- Stated task:
Would you retype, exactly and without the pictures, the lines between the line holding "Write the TikZ code for this diagram." and the line holding "minimum height=110pt, below=of", inclusive, and nothing else?

- Excerpted records:

START

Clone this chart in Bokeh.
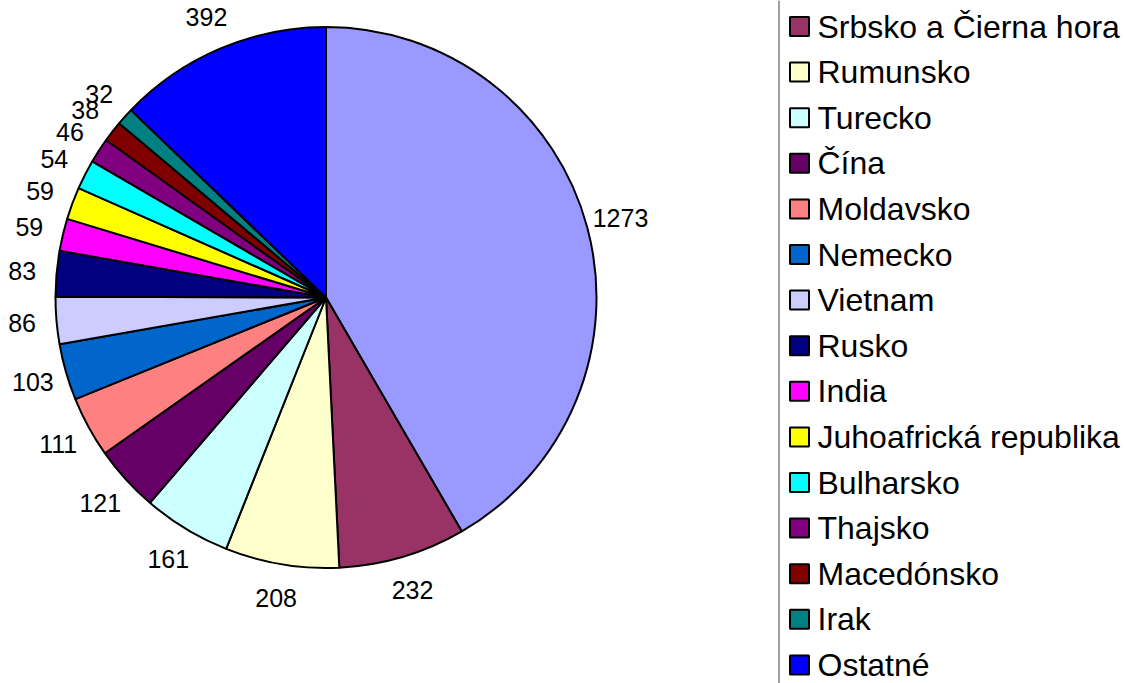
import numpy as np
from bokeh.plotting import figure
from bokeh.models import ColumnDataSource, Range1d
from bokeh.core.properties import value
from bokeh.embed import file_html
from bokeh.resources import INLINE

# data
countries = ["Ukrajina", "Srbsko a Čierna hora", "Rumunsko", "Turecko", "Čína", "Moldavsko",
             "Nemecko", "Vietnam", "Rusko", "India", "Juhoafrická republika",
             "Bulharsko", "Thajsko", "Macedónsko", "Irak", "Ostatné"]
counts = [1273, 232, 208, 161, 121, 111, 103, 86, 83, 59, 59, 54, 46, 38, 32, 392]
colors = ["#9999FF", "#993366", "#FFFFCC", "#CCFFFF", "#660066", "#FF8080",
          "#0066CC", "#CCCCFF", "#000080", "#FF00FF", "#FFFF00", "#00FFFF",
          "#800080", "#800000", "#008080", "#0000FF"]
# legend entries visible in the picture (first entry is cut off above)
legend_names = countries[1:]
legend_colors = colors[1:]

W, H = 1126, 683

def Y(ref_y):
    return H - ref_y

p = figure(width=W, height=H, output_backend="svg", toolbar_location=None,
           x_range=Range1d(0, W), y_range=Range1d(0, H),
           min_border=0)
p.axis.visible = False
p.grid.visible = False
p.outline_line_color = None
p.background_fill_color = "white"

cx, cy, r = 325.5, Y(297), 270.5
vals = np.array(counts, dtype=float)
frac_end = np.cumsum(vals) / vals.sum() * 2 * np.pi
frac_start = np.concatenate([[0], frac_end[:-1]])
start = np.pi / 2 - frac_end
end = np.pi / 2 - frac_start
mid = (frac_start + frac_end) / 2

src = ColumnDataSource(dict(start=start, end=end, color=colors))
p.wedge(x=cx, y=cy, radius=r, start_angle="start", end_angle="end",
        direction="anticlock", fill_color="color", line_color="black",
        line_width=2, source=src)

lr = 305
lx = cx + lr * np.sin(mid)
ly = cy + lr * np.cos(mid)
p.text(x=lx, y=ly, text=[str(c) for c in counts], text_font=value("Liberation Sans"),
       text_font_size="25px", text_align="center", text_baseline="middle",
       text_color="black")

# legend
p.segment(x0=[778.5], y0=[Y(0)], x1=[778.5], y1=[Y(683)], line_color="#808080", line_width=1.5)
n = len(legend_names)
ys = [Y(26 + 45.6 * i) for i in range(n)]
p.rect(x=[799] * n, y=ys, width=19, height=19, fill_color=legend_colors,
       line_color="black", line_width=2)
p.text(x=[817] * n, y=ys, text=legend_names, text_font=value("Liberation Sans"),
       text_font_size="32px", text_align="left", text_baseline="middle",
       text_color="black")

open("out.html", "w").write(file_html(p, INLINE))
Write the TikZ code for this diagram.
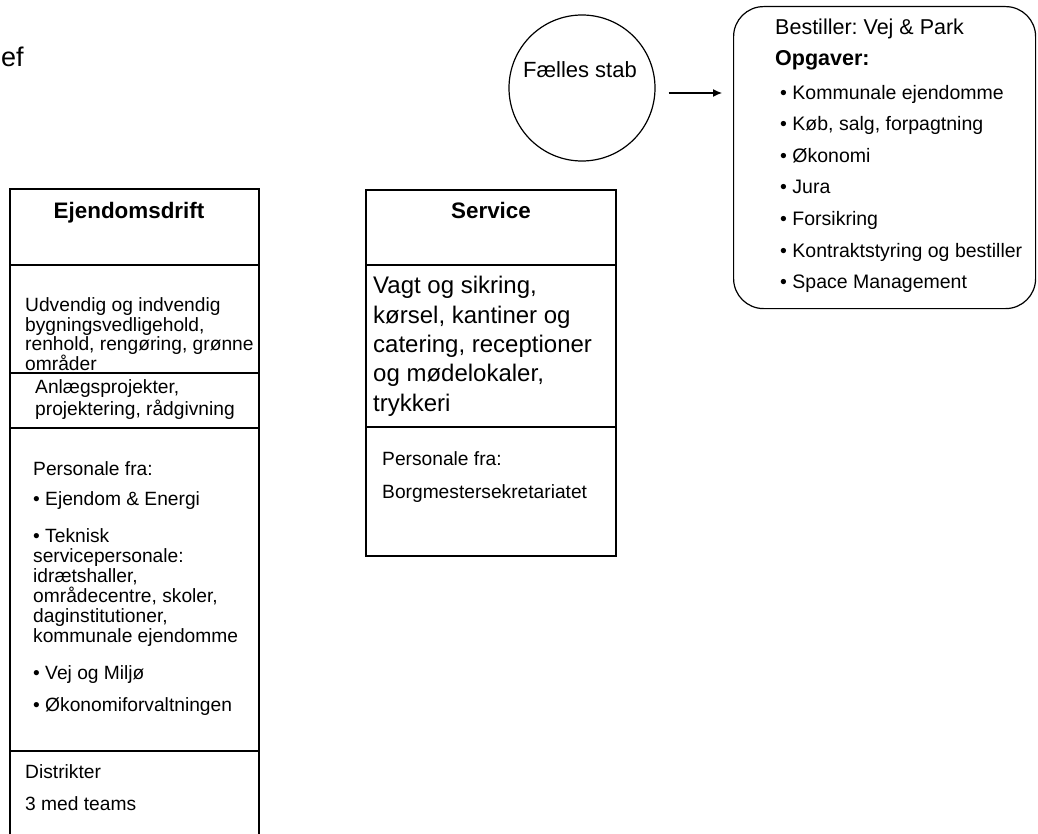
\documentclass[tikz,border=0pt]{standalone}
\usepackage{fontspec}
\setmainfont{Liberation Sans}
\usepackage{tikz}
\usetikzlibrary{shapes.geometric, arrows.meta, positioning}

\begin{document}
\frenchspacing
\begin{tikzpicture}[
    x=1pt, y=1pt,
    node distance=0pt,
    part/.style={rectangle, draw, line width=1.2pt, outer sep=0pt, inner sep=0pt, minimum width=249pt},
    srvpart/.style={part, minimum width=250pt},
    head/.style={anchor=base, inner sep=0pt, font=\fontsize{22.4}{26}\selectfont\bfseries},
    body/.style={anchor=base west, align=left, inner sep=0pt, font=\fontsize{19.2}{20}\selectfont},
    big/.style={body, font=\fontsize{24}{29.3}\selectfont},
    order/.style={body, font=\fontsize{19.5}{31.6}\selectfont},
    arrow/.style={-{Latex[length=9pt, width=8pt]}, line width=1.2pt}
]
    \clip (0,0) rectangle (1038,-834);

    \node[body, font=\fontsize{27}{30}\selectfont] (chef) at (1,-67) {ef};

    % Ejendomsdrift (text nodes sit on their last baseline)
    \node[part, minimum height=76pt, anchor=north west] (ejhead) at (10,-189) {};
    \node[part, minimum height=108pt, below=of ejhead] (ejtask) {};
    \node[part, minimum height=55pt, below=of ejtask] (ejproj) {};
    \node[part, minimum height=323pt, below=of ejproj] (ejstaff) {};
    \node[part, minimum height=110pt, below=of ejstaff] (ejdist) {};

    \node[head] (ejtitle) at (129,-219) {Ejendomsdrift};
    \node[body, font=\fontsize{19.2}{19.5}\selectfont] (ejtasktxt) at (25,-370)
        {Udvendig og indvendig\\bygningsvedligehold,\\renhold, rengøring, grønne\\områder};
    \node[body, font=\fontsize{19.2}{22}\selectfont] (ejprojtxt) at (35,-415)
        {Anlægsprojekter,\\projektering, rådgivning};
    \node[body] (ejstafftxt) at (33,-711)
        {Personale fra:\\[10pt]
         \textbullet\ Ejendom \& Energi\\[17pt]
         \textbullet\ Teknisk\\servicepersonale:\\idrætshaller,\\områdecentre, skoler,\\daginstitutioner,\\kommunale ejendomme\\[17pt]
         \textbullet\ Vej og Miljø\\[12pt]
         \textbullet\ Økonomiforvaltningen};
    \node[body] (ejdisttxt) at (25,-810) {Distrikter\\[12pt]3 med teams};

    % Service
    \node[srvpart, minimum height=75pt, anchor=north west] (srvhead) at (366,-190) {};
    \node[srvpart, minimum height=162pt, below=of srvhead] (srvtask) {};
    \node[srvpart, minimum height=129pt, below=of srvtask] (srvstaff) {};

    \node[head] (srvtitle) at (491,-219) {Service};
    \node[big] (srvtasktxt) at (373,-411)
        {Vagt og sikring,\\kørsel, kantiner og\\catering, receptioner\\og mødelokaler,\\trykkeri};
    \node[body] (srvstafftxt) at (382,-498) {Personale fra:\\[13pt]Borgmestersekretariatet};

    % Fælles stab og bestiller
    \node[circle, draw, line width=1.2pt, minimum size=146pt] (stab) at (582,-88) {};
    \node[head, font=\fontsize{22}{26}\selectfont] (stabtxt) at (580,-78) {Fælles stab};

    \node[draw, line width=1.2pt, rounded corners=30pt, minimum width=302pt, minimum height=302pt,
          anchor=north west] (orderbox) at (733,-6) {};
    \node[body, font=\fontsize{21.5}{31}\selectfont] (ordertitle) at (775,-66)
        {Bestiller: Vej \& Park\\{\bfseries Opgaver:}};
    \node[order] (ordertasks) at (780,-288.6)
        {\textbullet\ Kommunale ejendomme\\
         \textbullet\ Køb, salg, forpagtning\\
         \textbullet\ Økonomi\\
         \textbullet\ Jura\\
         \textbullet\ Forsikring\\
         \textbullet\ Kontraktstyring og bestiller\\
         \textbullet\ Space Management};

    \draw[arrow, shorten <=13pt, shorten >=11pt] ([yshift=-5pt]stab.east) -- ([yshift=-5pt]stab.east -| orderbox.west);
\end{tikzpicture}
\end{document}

END

- Final answer:
Write the TikZ code for this diagram.
\documentclass[tikz,border=0pt]{standalone}
\usepackage{fontspec}
\setmainfont{Liberation Sans}
\usepackage{tikz}
\usetikzlibrary{shapes.geometric, arrows.meta, positioning}

\begin{document}
\frenchspacing
\begin{tikzpicture}[
    x=1pt, y=1pt,
    node distance=0pt,
    part/.style={rectangle, draw, line width=1.2pt, outer sep=0pt, inner sep=0pt, minimum width=249pt},
    srvpart/.style={part, minimum width=250pt},
    head/.style={anchor=base, inner sep=0pt, font=\fontsize{22.4}{26}\selectfont\bfseries},
    body/.style={anchor=base west, align=left, inner sep=0pt, font=\fontsize{19.2}{20}\selectfont},
    big/.style={body, font=\fontsize{24}{29.3}\selectfont},
    order/.style={body, font=\fontsize{19.5}{31.6}\selectfont},
    arrow/.style={-{Latex[length=9pt, width=8pt]}, line width=1.2pt}
]
    \clip (0,0) rectangle (1038,-834);

    \node[body, font=\fontsize{27}{30}\selectfont] (chef) at (1,-67) {ef};

    % Ejendomsdrift (text nodes sit on their last baseline)
    \node[part, minimum height=76pt, anchor=north west] (ejhead) at (10,-189) {};
    \node[part, minimum height=108pt, below=of ejhead] (ejtask) {};
    \node[part, minimum height=55pt, below=of ejtask] (ejproj) {};
    \node[part, minimum height=323pt, below=of ejproj] (ejstaff) {};
    \node[part, minimum height=110pt, below=of ejstaff] (ejdist) {};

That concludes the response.